2. The Build Order: Restitution for Vandalism
Destruction must not be a shortcut to profit. We demand that the developer be served with a Build Order, compelling them to reconstruct or reinstate the tomb’s integrity as far as possible using the original materials where they exist, or historically accurate methods. The developer must be forced to bear the full cost of this restoration. This ensures that the act of demolition does not result in the "vacant land" they desired for high-rise construction, effectively removing the economic incentive for heritage destruction.
3. The Maximum Penalty: A Sentence of Retribution
Finally, we insist on the full application of the penal powers found in Section 113. A nominal fine is merely a "cost of doing business." To truly deter the pro-development obsession, the Commissioner must push for the maximum five-year prison term and the RM50,000 fine. By seeking the incarceration of those responsible, the Federal Government signals that the theft of our national history is a felony of the highest order. We demand retribution that is proportionate to the irreversible loss of a 138-year-old federal asset.

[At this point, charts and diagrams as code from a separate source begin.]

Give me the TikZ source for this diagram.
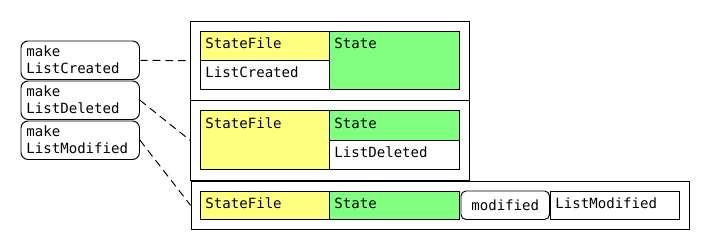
\documentclass[tikz,border=0pt]{standalone}
\usepackage{fontspec}
\setmonofont{DejaVu Sans Mono}
\newlength\unitpx
\setlength\unitpx{0.025cm}
\definecolor{filecol}{RGB}{255,255,128}
\definecolor{statecol}{RGB}{128,255,128}
\begin{document}
\begin{tikzpicture}[x=0.025cm,y=-0.025cm,
    every node/.style={font=\ttfamily\fontsize{10}{11.5}\selectfont},
    frame/.style 2 args={draw,line width=0.7pt,anchor=north west,inner sep=0pt,
      minimum width=#1\unitpx,minimum height=#2\unitpx},
    cell/.style n args={3}{draw,line width=0.7pt,anchor=north west,fill=#3,
      inner xsep=5\unitpx,inner ysep=0pt,align=left,
      text width=#1\unitpx-10\unitpx,text height=18\unitpx,text depth=#2\unitpx-18\unitpx},
    maker/.style={draw,line width=0.7pt,rounded corners=5pt,anchor=north west,
      inner xsep=5.5\unitpx,inner ysep=0pt,align=left,
      text width=107.5\unitpx,text height=16\unitpx,text depth=22.5\unitpx},
    tag/.style={draw,line width=0.7pt,rounded corners=3.5pt,anchor=north west,
      inner sep=0pt,minimum width=88.5\unitpx,minimum height=28.5\unitpx},
    link/.style={line width=0.7pt,dash pattern=on 5.5pt off 3.5pt}]
\useasboundingbox (0,0) rectangle (710,250);

\node[maker] (mkCreated) at (20.5,40.5) {make\\ListCreated};
\node[maker] (mkDeleted) at (20.5,80.5) {make\\ListDeleted};
\node[maker] (mkModified) at (20.5,120.5) {make\\ListModified};

\node[frame={279}{79.5}] (fCreated) at (190,20.5) {};
\node[frame={279}{79.5}] (fDeleted) at (190,100) {};
\node[frame={498.5}{48.5}] (fModified) at (190.5,180.5) {};

% created
\node[cell={129}{29}{filecol}] (sfCreated) at (200,30.5) {StateFile};
\node[cell={129}{29.5}{white}] (lcCreated) at (200,59.5) {ListCreated};
\node[cell={130}{58.5}{statecol}] (stCreated) at (329,30.5) {State};

% deleted
\node[cell={129}{59}{filecol}] (sfDeleted) at (200,110) {StateFile};
\node[cell={130}{29.5}{statecol}] (stDeleted) at (329,110) {State};
\node[cell={130}{29.5}{white}] (ldDeleted) at (329,139.5) {ListDeleted};

% modified
\node[cell={129}{28.5}{filecol}] (sfModified) at (200,190.5) {StateFile};
\node[cell={130}{28.5}{statecol}] (stModified) at (329,190.5) {State};
\node[tag] (modTag) at (460.5,190.5) {modified};
\node[cell={129}{28.5}{white}] (lmModified) at (550,190.5) {ListModified};

\draw[link] (mkCreated.east) -- (fCreated.west);
\draw[link] (mkDeleted.east) -- (fDeleted.west);
\draw[link] (mkModified.east) -- (fModified.west);

\end{tikzpicture}
\end{document}
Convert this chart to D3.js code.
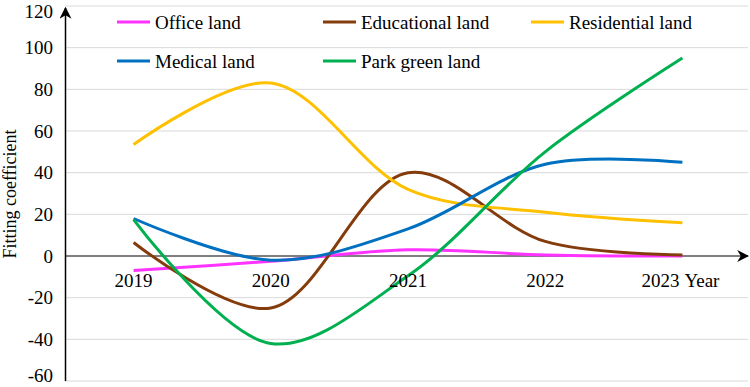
<!DOCTYPE html>
<html>
<head>
<meta charset="utf-8">
<script src="https://cdn.jsdelivr.net/npm/d3@7"></script>
<style>
  body { margin: 0; background: #fff; }
  svg { display: block; font-family: "Liberation Serif", "Times New Roman", serif; }
</style>
</head>
<body>
<svg id="chart" width="750" height="387"></svg>
<script>
// data
const years = ["2019", "2020", "2021", "2022", "2023"];
const yTicks = [-60, -40, -20, 0, 20, 40, 60, 80, 100, 120];
const officeLand = [-7, -2.5, 3, 0.5, 0];
const educationalLand = [6.5, -25, 40, 7, 0.5];
const residentialLand = [53.5, 83, 32, 21, 16];
const medicalLand = [18, -2, 13, 44, 45];
const parkGreenLand = [17.5, -42, -9.5, 50, 95];

const seriesNames = ["Office land", "Educational land", "Residential land", "Medical land", "Park green land"];
const seriesColors = ["#ff33ff", "#843c0c", "#ffc000", "#0070c0", "#00b050"];
const seriesValues = [officeLand, educationalLand, residentialLand, medicalLand, parkGreenLand];

let svg = d3.select("#chart");
let left = 65;
let fontSize = 19;

let x = d3.scalePoint()
    .domain(years)
    .range([left, 751])
    .padding(0.5);

let y = d3.scaleLinear()
    .domain([-60, 120])
    .range([381, 6]);

// gridlines
svg.append("g")
    .selectAll("line")
    .data(yTicks.filter(d => d !== 0))
    .join("line")
    .attr("x1", left)
    .attr("x2", 748)
    .attr("y1", d => y(d))
    .attr("y2", d => y(d))
    .attr("stroke", "#d9d9d9")
    .attr("stroke-width", 1);

// y tick labels (clamped so the end ones stay inside)
svg.append("g")
    .selectAll("text")
    .data(yTicks)
    .join("text")
    .attr("x", 53)
    .attr("y", d => Math.min(Math.max(y(d), 11), 375))
    .attr("dy", "0.35em")
    .attr("text-anchor", "end")
    .attr("font-size", fontSize)
    .text(d => d);

// y title
svg.append("text")
    .attr("transform", "translate(10,194) rotate(-90)")
    .attr("text-anchor", "middle")
    .attr("dy", "0.35em")
    .attr("font-size", 18)
    .text("Fitting coefficient");

// arrow marker
svg.append("defs").append("marker")
    .attr("id", "arrow")
    .attr("viewBox", "0 0 10 10")
    .attr("refX", 9)
    .attr("refY", 5)
    .attr("markerWidth", 12)
    .attr("markerHeight", 12)
    .attr("markerUnits", "userSpaceOnUse")
    .attr("orient", "auto")
    .append("path")
    .attr("d", "M0,0 L10,5 L0,10 L3,5 Z")
    .attr("fill", "#000");

let line = d3.line()
    .x((d, i) => x(years[i]))
    .y(d => y(d))
    .curve(d3.curveCatmullRom.alpha(0.5));

// axes
svg.append("line")
    .attr("x1", left).attr("x2", 748)
    .attr("y1", y(0)).attr("y2", y(0))
    .attr("stroke", "#000").attr("stroke-width", 1.2)
    .attr("marker-end", "url(#arrow)");

svg.append("line")
    .attr("x1", left + 0.5).attr("x2", left + 0.5)
    .attr("y1", y(-60)).attr("y2", 8)
    .attr("stroke", "#000").attr("stroke-width", 1.5)
    .attr("marker-end", "url(#arrow)");

// series
svg.append("g")
    .selectAll("path")
    .data(seriesValues)
    .join("path")
    .attr("d", d => line(d))
    .attr("fill", "none")
    .attr("stroke", (d, i) => seriesColors[i])
    .attr("stroke-width", 3);

// x labels
svg.append("g")
    .selectAll("text")
    .data(years.slice(0, 4))
    .join("text")
    .attr("x", d => x(d))
    .attr("y", 287)
    .attr("text-anchor", "middle")
    .attr("font-size", fontSize)
    .text(d => d);

svg.append("text")
    .attr("x", x("2023") - 3)
    .attr("y", 287)
    .attr("text-anchor", "end")
    .attr("font-size", fontSize)
    .text("2023");

svg.append("text")
    .attr("x", x("2023") + 2)
    .attr("y", 287)
    .attr("text-anchor", "start")
    .attr("font-size", fontSize)
    .text("Year");

// legend
let legendPos = [[117, 22], [323, 22], [531, 22], [117, 61], [323, 61]];
let legend = svg.append("g")
    .selectAll("g")
    .data(seriesNames)
    .join("g")
    .attr("transform", (d, i) => "translate(" + legendPos[i][0] + "," + legendPos[i][1] + ")");

legend.append("line")
    .attr("x1", 0).attr("x2", 33)
    .attr("stroke", (d, i) => seriesColors[i])
    .attr("stroke-width", 3);

legend.append("text")
    .attr("x", 38)
    .attr("dy", "0.35em")
    .attr("font-size", fontSize)
    .text(d => d);
</script>
</body>
</html>
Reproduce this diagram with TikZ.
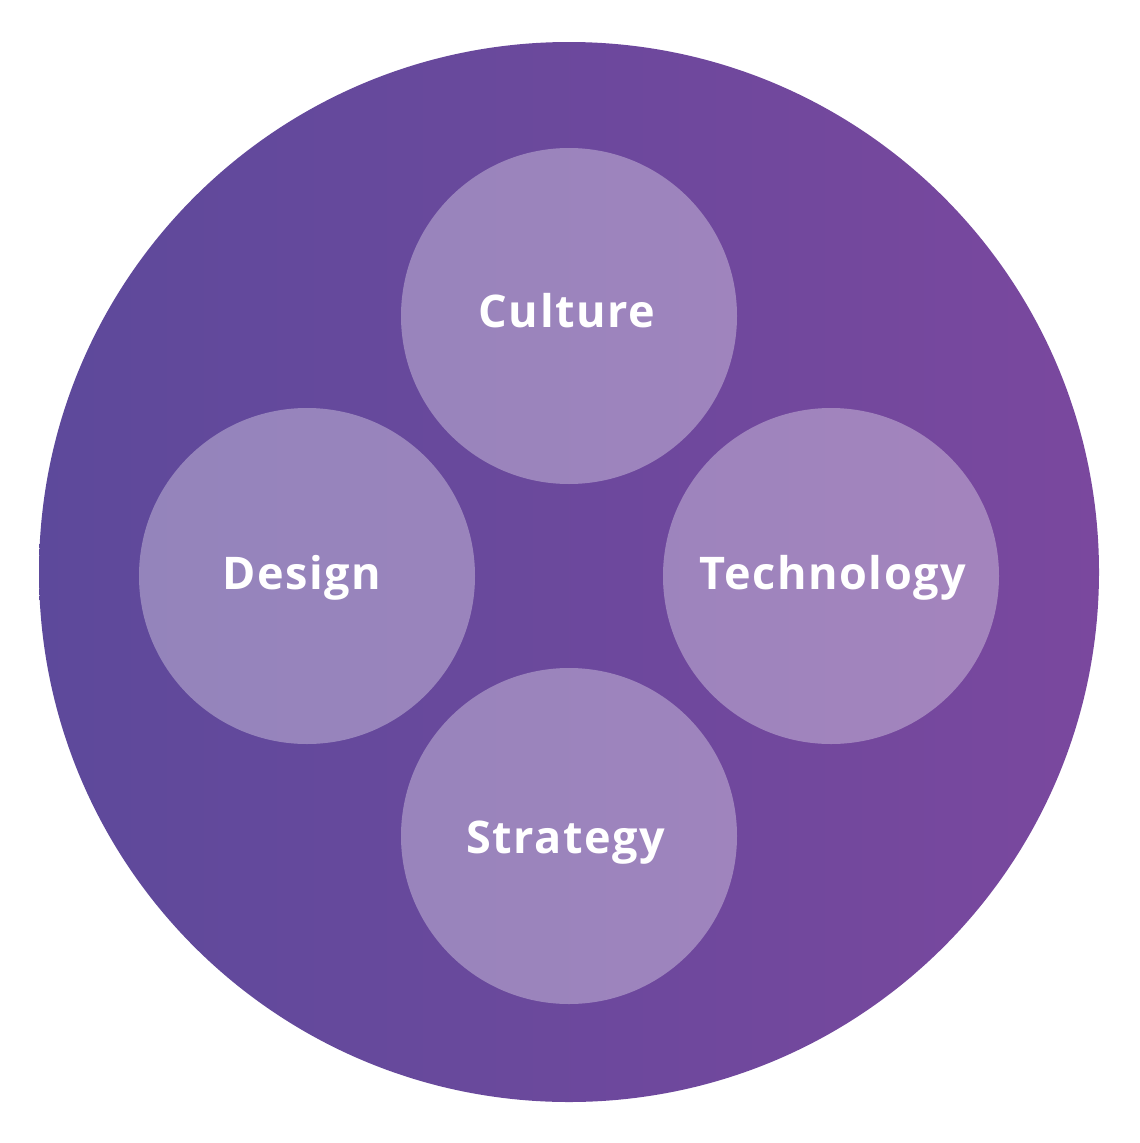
\documentclass[tikz,border=0pt]{standalone}
\usepackage{fontspec}
\setmainfont{Open Sans}
\newfontfamily\lblfont[LetterSpace=3.5]{Open Sans}
\definecolor{outerL}{HTML}{5D499B}
\definecolor{outerR}{HTML}{7A489E}
\tikzset{
  outer/.style={circle, minimum size=1060pt, inner sep=0pt, left color=outerL, right color=outerR},
  bubble/.style={circle, minimum size=336pt, inner sep=0pt, fill=white, fill opacity=0.33},
  lbl/.style={anchor=base, inner sep=0pt, text=white, font=\lblfont\fontsize{45}{50}\selectfont\bfseries}
}
\begin{document}
\begin{tikzpicture}[x=1pt,y=-1pt]
\useasboundingbox (0,0) rectangle (1140,1143);
\node[outer] (big) at (569,572) {};
\node[bubble] (culture) at (569,316) {};
\node[bubble] (design) at (307,576) {};
\node[bubble] (tech) at (831,576) {};
\node[bubble] (strategy) at (569,836) {};
\node[lbl] (culture-t) at (567,327) {Culture};
\node[lbl] (design-t) at (302,589) {Design};
\node[lbl] (tech-t) at (833,589) {Technology};
\node[lbl] (strategy-t) at (566,853) {Strategy};
\end{tikzpicture}
\end{document}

D. Closing: Heritage as a Public Trust
1. The Guardian’s Oath: A Duty to the People
Heritage is not a commodity for the state to manage or developers to exploit; it is a legacy held in trust for the public—both for those who stand today and those yet to be born. The Federal Heritage Commissioner is not merely a bureaucrat, but a trustee of the nation’s history. In this sacred arrangement, the people are the beneficiaries. When the Commissioner fails to act, they are not just missing an administrative deadline; they are breaking a fiduciary oath to protect the very soul of the Country.
2. The Final Warning: Enforcement over Apathy
The Straits Heritage Inquest exists to ensure that the "Administrative Shrug" never again serves as a funeral dirge for Penang’s ancestral soul. We have mapped the law, we have documented the complicity, and we have exposed the "twilight zone" of non-gazettal for the legal fiction it is. The National Heritage Act was not written to be a silent witness to destruction; it was written to be a shield.
3. The Demand of the Hour
The law exists to protect the legacy, and today, we demand that the law be enforced. We call upon the Federal Heritage Commissioner to honour their mandate, prosecute the offenders of Fettes Park to the fullest extent of the law, and remind every official and developer in the Straits that our past is not for sale. The silence ends here.
The Federal Heritage Commissioner must realize that tangible cultural heritage requires a gazettement number to qualify for protection no more than an assault victim requires an NRIC number to qualify for the protection of the PDRM; the crime is found in the injury to the victim, and the duty to prosecute is triggered by the law, not the paperwork.